We Minnesotans have been watching baseball in a basement for 28 years, under a fabric dome on a plastic field designed for football, and come April, we’ll be sitting in sunlight, or under the stars, with the handsome towers of downtown Minneapolis just beyond center field, and we’ll mill on the great concourse just behind the loge seats and eyeball the game while ordering a steak sandwich or an old-fashioned Schweigert hot dog. Hallelujah. Wowser.

That this beauty was accomplished through public financing — $392 million of the $544 million total paid through a sales tax approved by the Legislature — is some sort of triumph, and to an old Democrat like me, who believes that government can indeed do some good things right and is not a blight upon the land, this ballpark is an enormous pleasure, and so I headed south to my favorite medical clinic to make sure I’d live until Opening Day.

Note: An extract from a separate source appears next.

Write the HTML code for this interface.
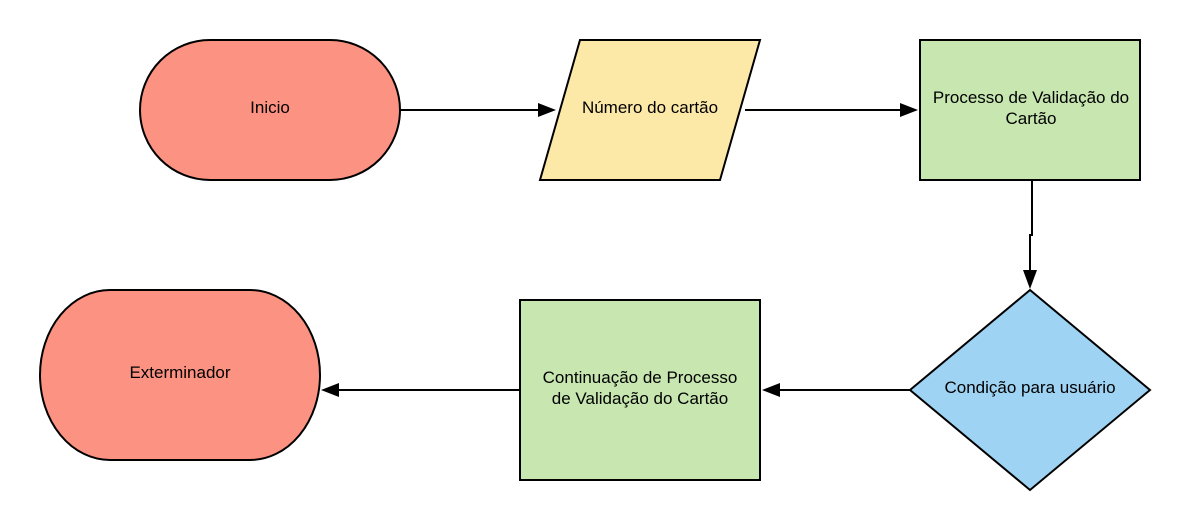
<!DOCTYPE html>
<html><head><meta charset="utf-8"><style>
html,body{margin:0;padding:0;background:#fff;}
svg{display:block;}
text{font-family:"Liberation Sans",sans-serif;font-size:17px;fill:#000;}
</style></head><body>
<svg width="1190" height="530" viewBox="0 0 1190 530" xmlns="http://www.w3.org/2000/svg">
<rect x="0" y="0" width="1190" height="530" fill="#fff"/>
<g stroke="#000" stroke-width="2">
<rect x="140" y="40" width="260" height="140" rx="70" ry="70" fill="#fc9281"/>
<polygon points="580,40 760,40 720,180 540,180" fill="#fde9a7"/>
<rect x="920" y="40" width="220" height="140" fill="#c7e6b0"/>
<polygon points="1030,290 1150,390 1030,490 910,390" fill="#9fd3f4"/>
<rect x="520" y="300" width="240" height="180" fill="#c7e6b0"/>
<rect x="40" y="290" width="280" height="170" rx="70" ry="85" fill="#fc9281"/>
<g fill="none">
<line x1="400" y1="110" x2="540" y2="110"/>
<line x1="745" y1="110" x2="902" y2="110"/>
<polyline points="1032,180 1032,235 1030,235 1030,272"/>
<line x1="910" y1="390" x2="778" y2="390"/>
<line x1="520" y1="390" x2="338" y2="390"/>
</g>
</g>
<g fill="#000">
<polygon points="556,110 538,103 538,117"/>
<polygon points="918,110 900,103 900,117"/>
<polygon points="1030,289 1023,270 1037,270"/>
<polygon points="762,390 780,383 780,397"/>
<polygon points="321,390 339,383 339,397"/>
</g>
<text x="270" y="113" text-anchor="middle">Inicio</text>
<text x="650" y="113" text-anchor="middle">Número do cartão</text>
<text x="1031" y="103" text-anchor="middle">Processo de Validação do</text>
<text x="1031" y="124" text-anchor="middle">Cartão</text>
<text x="1030" y="393" text-anchor="middle">Condição para usuário</text>
<text x="640" y="383" text-anchor="middle">Continuação de Processo</text>
<text x="640" y="404" text-anchor="middle">de Validação do Cartão</text>
<text x="180" y="378" text-anchor="middle">Exterminador</text>
</svg>
</body></html>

Southern Minnesota was fully swathed in snow. I listened to the Beatles’ “White Album” on the way down to Rochester, past miles of small farms where people live by stern realities that don’t forgive mistakes easily, listening to playful music (“Why Don’t We Do It in the Road,” “Rocky Raccoon,” etc.) from back when I was a bright young thing, before I got ponderous and hoofy. At the clinic I was tapped and bled and X-rayed and examined and some barnacles were removed by freezing with liquid nitrogen, and that was all good. When you hang out at a medical clinic, you notice the thoughtful people around you sitting in prayerful silence, and you see scenes of pure marital devotion, a healthy mobile spouse pushing an immobilized one, and the banter of camaraderie of the long married, though one is in dire straits and the other apparently not. The stern realities of life, for all to see.

And then I was sprung loose. They opened the gate and slapped my haunch and I raced north toward the city, toward April 12, toward spring and summer and the bright future of the beloved country. It was during “While My Guitar Gently Weeps” that I smelled the skunk. He expressed himself powerfully, richly, for almost a mile. Nothing says spring like a big stink. A Republican skunk protesting big government, and he got in the way of a big vehicle that knocked him out of this world, and I wish his species well but did not stop for the memorial service.

(Garrison Keillor is the author of “77 Love Sonnets,” published by Common Good Books.)